Aim of the exercise>
Exactly the lines from the line containing "Convert this chart to React, TypeScript" through the line containing "import * as" are to be echoed, with both included and pictures left out.

● ● ● ● ● ● ●

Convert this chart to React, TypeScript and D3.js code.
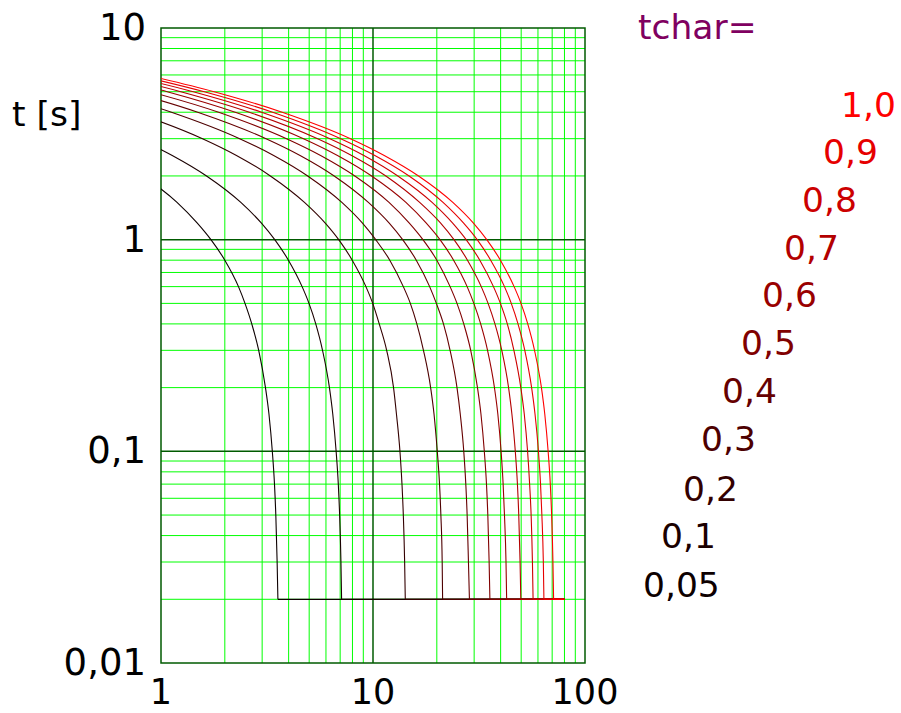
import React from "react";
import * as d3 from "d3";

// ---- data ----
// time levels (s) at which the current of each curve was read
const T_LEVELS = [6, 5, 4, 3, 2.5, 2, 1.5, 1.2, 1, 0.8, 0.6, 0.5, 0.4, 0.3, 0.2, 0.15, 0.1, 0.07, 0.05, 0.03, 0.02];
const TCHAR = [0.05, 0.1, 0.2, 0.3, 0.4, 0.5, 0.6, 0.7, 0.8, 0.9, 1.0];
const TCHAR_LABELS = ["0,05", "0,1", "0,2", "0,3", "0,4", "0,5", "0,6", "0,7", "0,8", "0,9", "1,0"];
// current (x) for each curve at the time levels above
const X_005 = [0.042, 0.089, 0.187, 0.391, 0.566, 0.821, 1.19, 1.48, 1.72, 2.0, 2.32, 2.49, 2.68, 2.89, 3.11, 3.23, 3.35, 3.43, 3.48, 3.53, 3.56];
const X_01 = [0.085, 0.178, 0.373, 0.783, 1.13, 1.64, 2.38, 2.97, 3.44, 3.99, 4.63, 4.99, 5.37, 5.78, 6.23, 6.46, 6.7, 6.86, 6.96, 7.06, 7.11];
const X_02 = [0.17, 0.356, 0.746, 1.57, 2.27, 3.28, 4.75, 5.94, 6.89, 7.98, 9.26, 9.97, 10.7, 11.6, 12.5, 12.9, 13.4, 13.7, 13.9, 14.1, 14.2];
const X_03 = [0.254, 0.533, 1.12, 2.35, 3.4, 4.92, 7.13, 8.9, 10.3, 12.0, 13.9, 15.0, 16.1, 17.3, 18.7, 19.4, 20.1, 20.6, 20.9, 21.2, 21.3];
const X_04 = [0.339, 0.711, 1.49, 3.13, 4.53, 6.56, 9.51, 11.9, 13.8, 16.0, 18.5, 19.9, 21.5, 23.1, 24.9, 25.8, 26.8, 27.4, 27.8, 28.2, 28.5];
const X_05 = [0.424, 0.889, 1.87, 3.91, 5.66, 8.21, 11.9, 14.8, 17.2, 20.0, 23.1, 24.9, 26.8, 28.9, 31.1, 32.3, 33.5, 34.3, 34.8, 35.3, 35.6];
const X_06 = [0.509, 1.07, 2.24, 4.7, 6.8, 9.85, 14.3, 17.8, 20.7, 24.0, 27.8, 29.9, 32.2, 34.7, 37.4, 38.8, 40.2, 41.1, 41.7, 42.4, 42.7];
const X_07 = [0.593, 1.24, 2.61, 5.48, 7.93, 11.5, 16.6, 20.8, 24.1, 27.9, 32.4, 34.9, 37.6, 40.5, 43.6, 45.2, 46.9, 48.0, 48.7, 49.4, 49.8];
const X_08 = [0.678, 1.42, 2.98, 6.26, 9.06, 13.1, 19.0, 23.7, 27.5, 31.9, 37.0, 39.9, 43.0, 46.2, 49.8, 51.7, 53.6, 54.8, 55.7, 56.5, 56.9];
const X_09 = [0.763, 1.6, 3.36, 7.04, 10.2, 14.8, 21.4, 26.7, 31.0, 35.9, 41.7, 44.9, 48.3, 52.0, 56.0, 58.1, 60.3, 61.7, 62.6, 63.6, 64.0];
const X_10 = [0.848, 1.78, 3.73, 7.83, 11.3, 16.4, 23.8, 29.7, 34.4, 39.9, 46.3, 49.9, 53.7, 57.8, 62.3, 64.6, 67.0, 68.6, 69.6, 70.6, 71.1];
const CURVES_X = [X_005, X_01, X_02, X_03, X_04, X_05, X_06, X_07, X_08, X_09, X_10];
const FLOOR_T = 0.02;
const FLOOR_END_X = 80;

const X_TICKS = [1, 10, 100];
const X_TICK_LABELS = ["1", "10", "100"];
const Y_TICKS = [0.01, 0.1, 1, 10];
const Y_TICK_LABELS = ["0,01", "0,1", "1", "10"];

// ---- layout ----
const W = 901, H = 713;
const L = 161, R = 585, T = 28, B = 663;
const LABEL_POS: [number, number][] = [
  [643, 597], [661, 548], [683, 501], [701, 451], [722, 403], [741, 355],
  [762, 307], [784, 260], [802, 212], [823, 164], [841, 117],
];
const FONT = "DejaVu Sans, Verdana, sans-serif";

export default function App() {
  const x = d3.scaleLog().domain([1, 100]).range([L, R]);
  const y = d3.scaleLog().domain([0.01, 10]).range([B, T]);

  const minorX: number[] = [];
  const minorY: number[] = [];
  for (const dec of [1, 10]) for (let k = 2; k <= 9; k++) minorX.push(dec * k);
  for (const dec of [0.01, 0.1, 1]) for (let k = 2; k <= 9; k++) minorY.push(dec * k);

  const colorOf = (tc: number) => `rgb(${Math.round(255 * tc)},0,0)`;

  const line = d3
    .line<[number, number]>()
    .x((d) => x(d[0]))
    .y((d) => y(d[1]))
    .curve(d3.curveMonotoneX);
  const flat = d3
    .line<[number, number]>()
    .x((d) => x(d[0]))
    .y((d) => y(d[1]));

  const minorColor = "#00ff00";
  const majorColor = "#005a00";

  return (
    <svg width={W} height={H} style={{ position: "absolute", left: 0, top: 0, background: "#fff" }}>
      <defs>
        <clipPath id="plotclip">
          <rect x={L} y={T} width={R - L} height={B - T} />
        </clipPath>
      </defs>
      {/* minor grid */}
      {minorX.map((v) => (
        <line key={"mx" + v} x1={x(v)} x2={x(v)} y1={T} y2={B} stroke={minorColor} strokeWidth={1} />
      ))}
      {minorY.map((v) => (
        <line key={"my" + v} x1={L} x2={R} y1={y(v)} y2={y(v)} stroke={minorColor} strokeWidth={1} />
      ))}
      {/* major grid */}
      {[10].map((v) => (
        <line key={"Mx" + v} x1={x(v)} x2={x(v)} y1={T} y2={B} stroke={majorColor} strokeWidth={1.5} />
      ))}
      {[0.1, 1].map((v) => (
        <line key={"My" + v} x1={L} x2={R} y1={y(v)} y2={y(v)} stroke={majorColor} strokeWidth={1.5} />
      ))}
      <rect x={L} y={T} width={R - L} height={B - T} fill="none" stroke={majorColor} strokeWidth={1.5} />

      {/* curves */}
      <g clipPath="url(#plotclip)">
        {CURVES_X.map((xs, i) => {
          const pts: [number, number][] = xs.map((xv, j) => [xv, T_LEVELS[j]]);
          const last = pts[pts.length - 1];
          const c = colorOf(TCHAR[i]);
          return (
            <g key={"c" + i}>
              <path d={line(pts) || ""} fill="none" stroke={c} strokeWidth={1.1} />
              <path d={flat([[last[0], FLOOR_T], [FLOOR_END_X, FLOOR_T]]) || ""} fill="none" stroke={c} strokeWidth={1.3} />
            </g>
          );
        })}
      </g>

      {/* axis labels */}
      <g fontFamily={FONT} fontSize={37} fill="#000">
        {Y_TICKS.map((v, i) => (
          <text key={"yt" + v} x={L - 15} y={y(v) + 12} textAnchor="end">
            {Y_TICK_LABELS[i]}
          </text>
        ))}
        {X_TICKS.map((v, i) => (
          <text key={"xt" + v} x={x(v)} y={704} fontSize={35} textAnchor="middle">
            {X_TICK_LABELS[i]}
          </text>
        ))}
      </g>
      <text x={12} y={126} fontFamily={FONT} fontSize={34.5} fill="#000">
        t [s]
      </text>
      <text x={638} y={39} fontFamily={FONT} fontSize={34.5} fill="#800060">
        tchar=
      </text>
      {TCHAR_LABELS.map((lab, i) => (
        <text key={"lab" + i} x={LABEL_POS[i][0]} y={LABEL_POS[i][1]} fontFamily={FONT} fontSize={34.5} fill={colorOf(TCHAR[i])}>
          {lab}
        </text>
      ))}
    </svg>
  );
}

● ● ● ● ● ● ●

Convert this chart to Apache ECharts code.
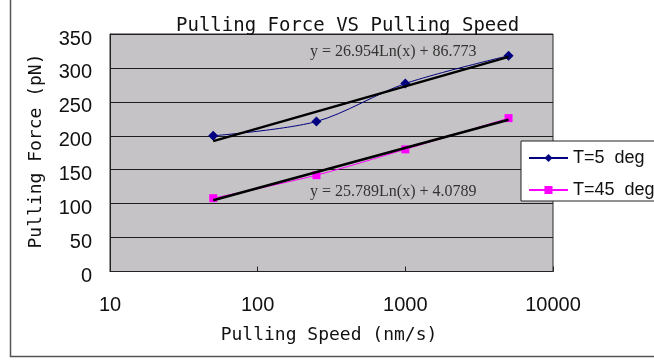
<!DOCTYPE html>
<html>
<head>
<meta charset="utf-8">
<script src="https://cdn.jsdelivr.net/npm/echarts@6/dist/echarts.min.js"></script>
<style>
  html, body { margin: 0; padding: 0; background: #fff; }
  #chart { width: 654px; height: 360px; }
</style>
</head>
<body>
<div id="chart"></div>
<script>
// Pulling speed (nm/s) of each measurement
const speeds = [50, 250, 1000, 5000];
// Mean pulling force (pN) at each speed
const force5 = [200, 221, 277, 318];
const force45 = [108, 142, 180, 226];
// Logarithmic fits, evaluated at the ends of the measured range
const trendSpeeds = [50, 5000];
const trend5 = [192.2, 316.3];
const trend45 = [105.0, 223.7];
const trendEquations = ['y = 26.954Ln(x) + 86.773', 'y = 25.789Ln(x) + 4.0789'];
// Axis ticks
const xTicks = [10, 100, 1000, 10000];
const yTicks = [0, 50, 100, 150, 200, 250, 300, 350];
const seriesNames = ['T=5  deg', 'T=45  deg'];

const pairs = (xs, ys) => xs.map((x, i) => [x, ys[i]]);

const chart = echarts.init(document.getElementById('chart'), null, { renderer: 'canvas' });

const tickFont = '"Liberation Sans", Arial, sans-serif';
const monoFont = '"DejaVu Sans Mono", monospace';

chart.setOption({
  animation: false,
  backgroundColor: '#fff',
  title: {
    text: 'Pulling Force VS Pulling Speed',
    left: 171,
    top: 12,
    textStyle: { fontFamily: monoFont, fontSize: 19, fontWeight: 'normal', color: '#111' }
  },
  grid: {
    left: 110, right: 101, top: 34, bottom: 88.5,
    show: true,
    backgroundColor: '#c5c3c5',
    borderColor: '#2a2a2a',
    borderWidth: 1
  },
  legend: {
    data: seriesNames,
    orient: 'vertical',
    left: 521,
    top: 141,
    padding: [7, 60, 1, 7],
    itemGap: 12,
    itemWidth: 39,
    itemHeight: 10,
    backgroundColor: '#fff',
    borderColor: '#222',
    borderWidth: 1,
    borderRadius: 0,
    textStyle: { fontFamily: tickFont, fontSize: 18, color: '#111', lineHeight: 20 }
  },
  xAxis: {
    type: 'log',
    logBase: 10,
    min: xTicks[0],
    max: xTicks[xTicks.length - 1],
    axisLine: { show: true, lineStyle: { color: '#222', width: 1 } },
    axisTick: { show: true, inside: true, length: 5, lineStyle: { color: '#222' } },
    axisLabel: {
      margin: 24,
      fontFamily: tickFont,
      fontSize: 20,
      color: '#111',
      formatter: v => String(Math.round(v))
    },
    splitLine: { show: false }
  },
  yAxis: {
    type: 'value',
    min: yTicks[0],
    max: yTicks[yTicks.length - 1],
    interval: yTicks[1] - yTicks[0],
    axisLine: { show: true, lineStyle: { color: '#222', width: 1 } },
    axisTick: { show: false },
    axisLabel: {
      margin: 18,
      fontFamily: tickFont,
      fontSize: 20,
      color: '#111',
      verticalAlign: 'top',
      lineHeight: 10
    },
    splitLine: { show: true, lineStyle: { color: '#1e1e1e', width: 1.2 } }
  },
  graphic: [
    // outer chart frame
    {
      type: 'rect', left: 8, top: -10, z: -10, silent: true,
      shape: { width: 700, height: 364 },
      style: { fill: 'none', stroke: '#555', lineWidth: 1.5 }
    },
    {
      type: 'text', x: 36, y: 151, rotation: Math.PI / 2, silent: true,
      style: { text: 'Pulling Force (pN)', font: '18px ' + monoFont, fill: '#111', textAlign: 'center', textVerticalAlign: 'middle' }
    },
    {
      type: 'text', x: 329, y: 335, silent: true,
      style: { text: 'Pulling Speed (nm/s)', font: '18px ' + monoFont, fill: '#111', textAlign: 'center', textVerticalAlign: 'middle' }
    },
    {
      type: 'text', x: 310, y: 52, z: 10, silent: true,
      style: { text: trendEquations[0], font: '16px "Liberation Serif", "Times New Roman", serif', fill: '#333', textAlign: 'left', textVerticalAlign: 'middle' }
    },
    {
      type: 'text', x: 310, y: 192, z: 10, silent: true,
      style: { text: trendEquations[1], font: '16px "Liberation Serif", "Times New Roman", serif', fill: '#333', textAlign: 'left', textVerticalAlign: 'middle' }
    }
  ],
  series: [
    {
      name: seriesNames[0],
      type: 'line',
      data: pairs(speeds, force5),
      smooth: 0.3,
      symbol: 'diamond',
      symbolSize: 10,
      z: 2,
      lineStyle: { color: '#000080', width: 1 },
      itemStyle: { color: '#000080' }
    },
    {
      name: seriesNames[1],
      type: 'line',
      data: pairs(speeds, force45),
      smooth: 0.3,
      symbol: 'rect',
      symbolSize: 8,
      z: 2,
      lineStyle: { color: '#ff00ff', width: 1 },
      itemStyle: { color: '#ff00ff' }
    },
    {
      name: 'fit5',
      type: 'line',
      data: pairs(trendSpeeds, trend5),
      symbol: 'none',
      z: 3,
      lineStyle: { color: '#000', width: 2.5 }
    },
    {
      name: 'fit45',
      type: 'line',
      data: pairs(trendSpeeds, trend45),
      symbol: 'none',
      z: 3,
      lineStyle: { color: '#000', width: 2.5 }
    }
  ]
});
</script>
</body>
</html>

● ● ● ● ● ● ●

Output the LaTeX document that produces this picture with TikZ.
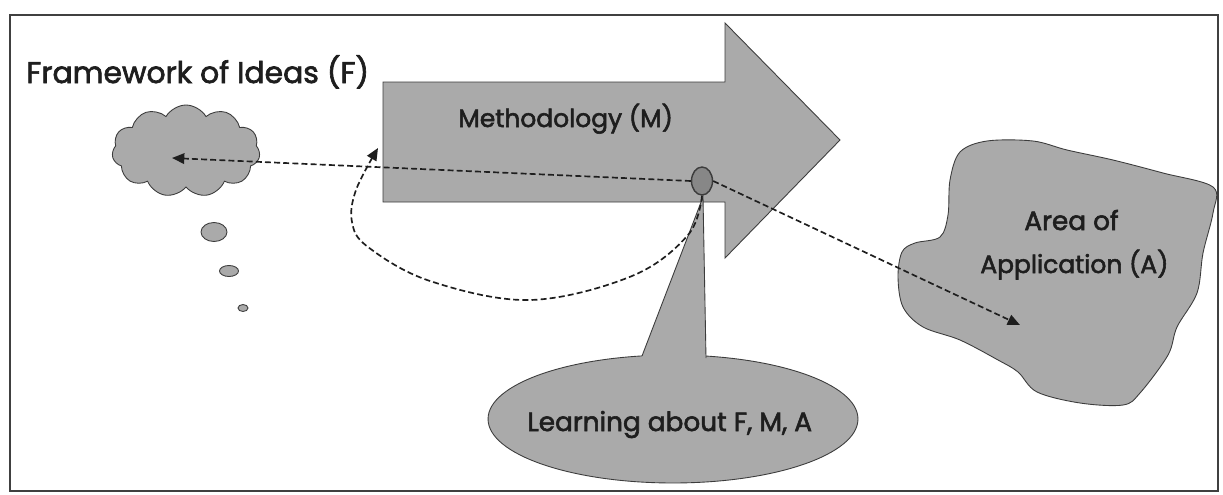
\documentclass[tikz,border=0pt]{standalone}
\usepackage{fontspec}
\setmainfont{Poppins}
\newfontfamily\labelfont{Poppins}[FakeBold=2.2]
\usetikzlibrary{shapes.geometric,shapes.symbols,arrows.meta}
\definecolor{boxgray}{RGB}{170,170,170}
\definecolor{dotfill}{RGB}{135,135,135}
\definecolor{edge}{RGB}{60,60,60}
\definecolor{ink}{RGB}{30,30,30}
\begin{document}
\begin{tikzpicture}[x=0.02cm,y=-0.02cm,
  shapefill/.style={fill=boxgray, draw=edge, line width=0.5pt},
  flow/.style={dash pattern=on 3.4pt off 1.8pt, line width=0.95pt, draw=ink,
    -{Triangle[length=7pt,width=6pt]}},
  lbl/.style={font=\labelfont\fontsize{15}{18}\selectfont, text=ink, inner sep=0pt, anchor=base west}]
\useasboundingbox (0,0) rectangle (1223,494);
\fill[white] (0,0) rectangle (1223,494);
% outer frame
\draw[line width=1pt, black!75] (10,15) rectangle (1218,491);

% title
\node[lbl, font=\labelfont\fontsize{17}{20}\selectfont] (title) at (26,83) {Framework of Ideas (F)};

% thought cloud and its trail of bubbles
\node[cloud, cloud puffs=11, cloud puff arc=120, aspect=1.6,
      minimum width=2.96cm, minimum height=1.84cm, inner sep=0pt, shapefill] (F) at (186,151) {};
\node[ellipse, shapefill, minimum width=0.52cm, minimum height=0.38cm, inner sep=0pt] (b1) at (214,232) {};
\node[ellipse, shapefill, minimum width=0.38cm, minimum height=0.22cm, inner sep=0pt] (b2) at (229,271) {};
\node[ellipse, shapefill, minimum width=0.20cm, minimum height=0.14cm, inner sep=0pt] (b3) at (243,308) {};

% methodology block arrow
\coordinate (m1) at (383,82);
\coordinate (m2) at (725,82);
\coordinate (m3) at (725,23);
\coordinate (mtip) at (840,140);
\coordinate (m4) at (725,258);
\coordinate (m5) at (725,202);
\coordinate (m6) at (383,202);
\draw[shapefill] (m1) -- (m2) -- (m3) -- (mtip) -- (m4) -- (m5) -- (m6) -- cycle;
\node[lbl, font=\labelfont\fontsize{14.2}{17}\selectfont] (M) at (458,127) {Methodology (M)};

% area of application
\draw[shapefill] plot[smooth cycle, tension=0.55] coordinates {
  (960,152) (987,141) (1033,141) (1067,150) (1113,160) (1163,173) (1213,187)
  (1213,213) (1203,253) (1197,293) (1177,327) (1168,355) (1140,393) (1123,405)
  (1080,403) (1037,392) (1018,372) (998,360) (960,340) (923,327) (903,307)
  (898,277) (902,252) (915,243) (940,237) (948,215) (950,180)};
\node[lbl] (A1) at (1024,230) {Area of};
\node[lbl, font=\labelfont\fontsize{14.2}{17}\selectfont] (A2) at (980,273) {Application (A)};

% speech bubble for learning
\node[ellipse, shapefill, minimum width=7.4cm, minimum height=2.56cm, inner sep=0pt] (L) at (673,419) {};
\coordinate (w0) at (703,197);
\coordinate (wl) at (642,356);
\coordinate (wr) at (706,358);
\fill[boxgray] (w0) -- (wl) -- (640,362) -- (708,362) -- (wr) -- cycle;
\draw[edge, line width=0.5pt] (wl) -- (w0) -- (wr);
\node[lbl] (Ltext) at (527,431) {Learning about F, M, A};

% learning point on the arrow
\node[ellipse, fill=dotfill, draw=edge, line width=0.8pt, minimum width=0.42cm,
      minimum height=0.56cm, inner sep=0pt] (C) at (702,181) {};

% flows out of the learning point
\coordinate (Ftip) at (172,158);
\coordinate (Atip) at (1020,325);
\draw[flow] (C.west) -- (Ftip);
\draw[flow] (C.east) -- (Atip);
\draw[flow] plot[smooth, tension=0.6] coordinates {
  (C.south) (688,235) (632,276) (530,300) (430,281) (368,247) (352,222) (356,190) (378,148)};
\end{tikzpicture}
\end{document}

● ● ● ● ● ● ●

Solved problem>
Convert this chart to React, TypeScript and D3.js code.
import React from "react";
import * as d3 from "d3";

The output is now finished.